Tuesday, May 16, 2006

Fleece Washing Season



For lo, the rains have left , and fleece washing season has come to the land. I am in a spinning rut. However, this is the only unwashed fleece left hanging around, from Lambtown last year. I thing it's, uhm, I forget. Corridale? Any ways, I snipped off all the tips, because they were hard to wash in the first batch, and I didn't like the color after all that effort. Thus, tip clipping.

Spinning. Well. I suck at it. This may be related to the fact that I have spent not more than a few hours at the wheel the entire winter. Some spinster I am. I am planning on luring- er- inviting the lovely E over to tutor me, perhaps with some perfectly washed locks of whatever it is. Really, I am lucky to live near her, because if there were a fleece shortage I could mooch off her monumental stash for the rest of my natural life.

Actually, calling a room full of carefully stored fleece a stash is putting it mildly. More like a horde. But, I am diverting attention from the lack of my spinning progress by hinting at that of others. So, to spinning.

I think that a big part of the problem is that after I have washed and drum carded, I am too attached to the fiber to subject it to my sucky spinning. Likewise, the lovely roving I have purchased is all being saved for some special project for when my spinning does not suck. Double that if I have hand painted it and it came out pretty. The chances for a beginning dyer to make a roving that will spin pretty, and then knit pretty, well, it's pretty slim. I hate to have my pretty roving made ugly.
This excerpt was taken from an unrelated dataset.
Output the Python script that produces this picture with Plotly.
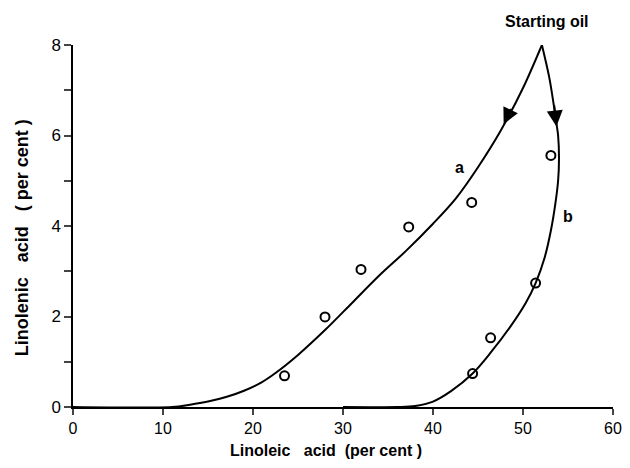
import plotly.graph_objects as go

# Observed data points (linoleic %, linolenic %)
pts_x = [23.5, 28.0, 32.0, 37.3, 44.3, 53.1, 51.4, 46.4, 44.4]
pts_y = [0.69, 1.99, 3.04, 3.98, 4.52, 5.56, 2.74, 1.53, 0.74]

# Curve a
a_x = [0, 11, 13, 15, 17, 19, 21, 22.5, 25, 28, 31, 34, 37, 40, 42.5, 45, 47.5, 50, 52.1]
a_y = [0, 0, 0.05, 0.12, 0.22, 0.36, 0.55, 0.75, 1.15, 1.7, 2.3, 2.9, 3.45, 4.05, 4.6, 5.3, 6.1, 7.05, 8.0]

# Curve b
b_x = [30, 36, 38, 40, 42, 44.4, 46.4, 48.5, 50.3, 51.4, 52.4, 53.1, 53.6, 53.9, 54.0, 53.9, 53.65, 53.4, 52.9, 52.1]
b_y = [0, 0, 0.02, 0.12, 0.35, 0.74, 1.2, 1.75, 2.3, 2.74, 3.3, 3.9, 4.5, 5.0, 5.5, 6.0, 6.35, 6.7, 7.3, 8.0]

x_ticks = [0, 10, 20, 30, 40, 50, 60]
y_ticks = [0, 1, 2, 3, 4, 5, 6, 7, 8]
y_ticklabels = ["0", "", "2", "", "4", "", "6", "", "8"]

FONT = "Liberation Sans"
NB = "\u00a0"

fig = go.Figure()
fig.add_trace(go.Scatter(x=a_x, y=a_y, mode="lines", line=dict(color="black", width=2, shape="spline", smoothing=0.9),
                         cliponaxis=False, showlegend=False))
fig.add_trace(go.Scatter(x=b_x, y=b_y, mode="lines", line=dict(color="black", width=2, shape="spline", smoothing=0.9),
                         cliponaxis=False, showlegend=False))
fig.add_trace(go.Scatter(x=pts_x, y=pts_y, mode="markers",
                         marker=dict(symbol="circle-open", size=9, color="black", line=dict(width=2)),
                         cliponaxis=False, showlegend=False))

# arrows along curves
fig.add_annotation(x=47.85, y=6.25, ax=48.75, ay=6.62, xref="x", yref="y", axref="x", ayref="y",
                   showarrow=True, arrowhead=2, arrowsize=1.6, arrowwidth=2, arrowcolor="black", text="")
fig.add_annotation(x=53.72, y=6.2, ax=53.45, ay=6.7, xref="x", yref="y", axref="x", ayref="y",
                   showarrow=True, arrowhead=2, arrowsize=1.6, arrowwidth=2, arrowcolor="black", text="")

fig.add_annotation(x=42.9, y=5.3, text="<b>a</b>", showarrow=False, xanchor="center", yanchor="middle",
                   font=dict(family=FONT, size=16, color="black"))
fig.add_annotation(x=55.0, y=4.2, text="<b>b</b>", showarrow=False, xanchor="center", yanchor="middle",
                   font=dict(family=FONT, size=16, color="black"))
fig.add_annotation(x=0.878, y=1.064, xref="paper", yref="paper", text="<b>Starting oil</b>", showarrow=False,
                   xanchor="center", yanchor="middle", font=dict(family=FONT, size=16, color="black"))

# axis titles
fig.add_annotation(x=0.469, y=-0.119, xref="paper", yref="paper", xanchor="center", yanchor="middle",
                   text="<b>Linoleic" + NB * 3 + "acid" + NB * 2 + "(per cent" + NB + ")</b>",
                   showarrow=False, font=dict(family=FONT, size=16, color="black"))
fig.add_annotation(x=-0.094, y=0.467, xref="paper", yref="paper", textangle=-90, xanchor="center", yanchor="middle",
                   text="<b>Linolenic" + NB * 3 + "acid" + NB * 3 + "(" + NB + "per" + NB + "cent" + NB + ")</b>",
                   showarrow=False, font=dict(family=FONT, size=18, color="black"))

# the page body has an 8px default margin: keep figure + margin within the window (no scrollbars)
fig.update_layout(
    width=614, height=452,
    margin=dict(l=65, r=9, t=37, b=53),
    plot_bgcolor="white", paper_bgcolor="white",
    font=dict(family=FONT, size=17, color="black"),
)
fig.update_xaxes(range=[0, 60], tickvals=x_ticks, ticks="outside", ticklen=6, tickwidth=1.5,
                 showline=True, linecolor="black", linewidth=1.5, showgrid=False, zeroline=False,
                 tickfont=dict(size=16), automargin=False, ticklabeloverflow="allow")
fig.update_yaxes(range=[0, 8], tickvals=y_ticks, ticktext=y_ticklabels,
                 ticks="outside", ticklen=7, tickwidth=1.5,
                 showline=True, linecolor="black", linewidth=1.5, showgrid=False, zeroline=False,
                 tickfont=dict(size=17), automargin=False)

fig.write_html("out.html")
I have heard that good fiber is really better to learn to spin on, but hey, it's my horde, yes?

Work: well, the two nurses in my old unit who I liked who are still hanging into the PICU have started smoking. One of them is a lapsed smoker, but the other is smoking FOR THE FIRST TIME IN HER LIFE. The rest of them are as (expletive deleted) as ever. My new job has me ranging free and wild through out the hospital, and in three short weeks I will no longer have a keeper, I mean preceptor, and then the fun will begin.